AIB: Discussion groups boost beef sector optimism

Beef farmers are optimistic about their future, bolstered by participation in discussion groups, according to an AIB report on the sector.

Conducted in partnership with the IFA, and carried out by Ipsos MRBI and Broadmore Research & Consulting, the Outlook survey of 200 farmers showed that 70% identified definite opportunities for both themselves and the industry.

“Overall, the key findings show an encouraging level of optimism, with farmers focused on access to international markets and on industry level efficiencies,” said Anne Finnegan, AIB’s head of agriculture.

“Beef farmers realise that price fluctuations and volatility are part and parcel of trading in the world market, with most of their output geared towards export.”

Farmers were also, however, keenly aware of the challenges they may face. They include fluctuating cattle prices, pressure on profitability and rising input costs as core challenges.

In the past three years, 92% of farmers have introduced some measures to address the challenges encountered, with 66% planning to introduce further measures, primarily involving grassland management, increased stock numbers, and joining the Bord Bia Quality Assurance scheme.

Ms Finnegan noted that a quarter of beef farmers are now members of discussion groups. This level suggests beef farmers are set to follow in the footsteps of dairy farmers, whose longer established discussion groups have proven very popular and beneficial.

The report points to a close link between beef technology adoption programme (BTAP) membership and discussion group membership.

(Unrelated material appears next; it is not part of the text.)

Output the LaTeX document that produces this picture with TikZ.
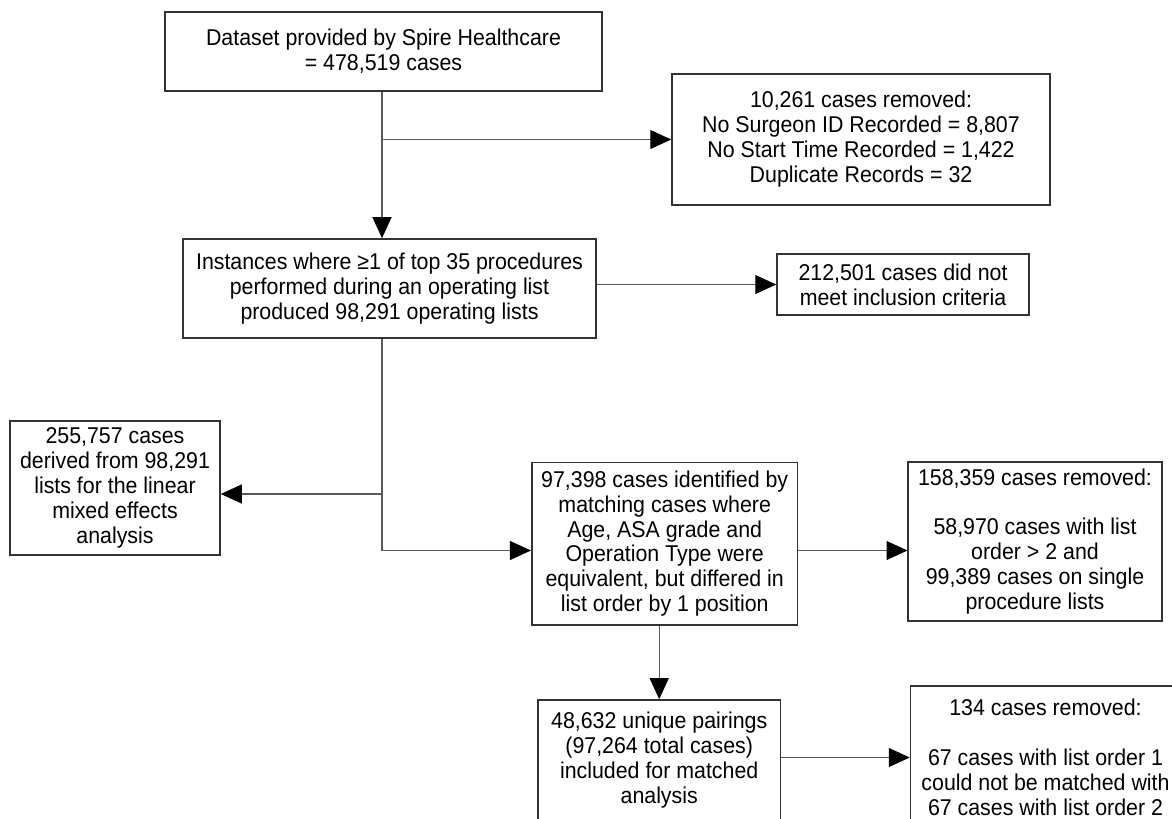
\documentclass[tikz,border=0pt]{standalone}
\usepackage{fontspec}
\setmainfont{Liberation Sans}[FakeStretch=0.935]
\usetikzlibrary{arrows.meta,positioning}

\begin{document}
\begin{tikzpicture}[x=0.02cm,y=-0.02cm,
		box/.style={draw=black!80, line width=0.9pt, inner sep=0pt, align=center, font=\fontsize{13}{14.2}\selectfont},
		link/.style={draw=black!65, line width=0.6pt},
		arr/.style={link, -{Triangle[length=0.42cm,width=0.38cm,black]}}]
		\useasboundingbox (0,0) rectangle (1172,818);
		\clip (0,0) rectangle (1172,818);
		% boxes
		\node [box, minimum width=8.74cm, minimum height=1.58cm] (data) at (383.5,51.5) {Dataset provided by Spire Healthcare\\= 478,519 cases};
		\node [box, minimum width=7.56cm, minimum height=2.62cm] (rem1) at (861,139.5) {10,261 cases removed:\\No Surgeon ID Recorded = 8,807\\No Start Time Recorded = 1,422\\Duplicate Records = 32};
		\node [box, minimum width=8.26cm, minimum height=1.98cm] (inst) at (389.5,288.5) {Instances where ≥1 of top 35 procedures\\performed during an operating list\\produced 98,291 operating lists};
		\node [box, minimum width=5.04cm, minimum height=1.22cm] (excl) at (903,284.5) {212,501 cases did not\\meet inclusion criteria};
		\node [box, minimum width=4.2cm, minimum height=2.68cm] (lmm) at (115,488) {255,757 cases\\derived from 98,291\\lists for the linear\\mixed effects\\analysis};
		\node [box, minimum width=5.32cm, minimum height=3.25cm] (match) at (664.7,543.6) {97,398 cases identified by\\matching cases where\\Age, ASA grade and\\Operation Type were\\equivalent, but differed in\\list order by 1 position};
		\node [box, minimum width=5.07cm, minimum height=3.18cm] (rem2) at (1035,541.5) {158,359 cases removed:\\[14.2pt]58,970 cases with list\\order > 2 and\\99,389 cases on single\\procedure lists};
		\node [box, minimum width=4.86cm, minimum height=2.42cm] (pairs) at (659.2,760.5) {48,632 unique pairings\\(97,264 total cases)\\included for matched\\analysis};
		\node [box, minimum width=5.4cm, minimum height=2.86cm] (rem3) at (1045.5,757.5) {134 cases removed:\\[14.2pt]67 cases with list order 1\\could not be matched with\\67 cases with list order 2};
		% connectors
		\coordinate (trunk) at (382,0);
		\coordinate (split) at (382,494);
		\coordinate (bend) at (382,550.5);
		\draw [arr] (data.south -| trunk) -- (inst.north -| trunk);
		\draw [arr] (trunk |- rem1.west) -- (rem1.west);
		\draw [arr] (excl.west -| inst.east) -- (excl.west);
		\draw [link] (inst.south -| trunk) -- (bend);
		\draw [arr] (split) -- (split -| lmm.east);
		\draw [arr] (bend) -- (bend -| match.west);
		\draw [arr] (bend -| match.east) -- (bend -| rem2.west);
		\draw [arr] (match.south -| pairs.north) -- (pairs.north);
		\draw [arr] (rem3.west -| pairs.east) -- (rem3.west);
	\end{tikzpicture}
\end{document}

Four out of every five discussion group members joined their group since the introduction of BTAP. The main benefit of discussion group participation is identified as learning from other farmers (79%), while one in 10 farmers identify guidance on grassland management and a similar amount cost control as benefits.

Ken Burke, AIB’s head of business banking, noted that beef farmers have always been steady investors in developing their business.

While the end of the quota era has seen dairy farmers investing in expansion, beef farmers have been investing steadily in their business ever since the nitrates directive was introduced in 2006. Beef farmers generally carry smaller levels of debt.

“Year on year figures show there is always a demand from beef for our credit lines,” said Mr Burke.

“The beef sector contributes just as much as dairy to the Irish economy. Beef farming is the dominant enterprise on Irish farms, with over 95,000 farms having some element of a beef business.”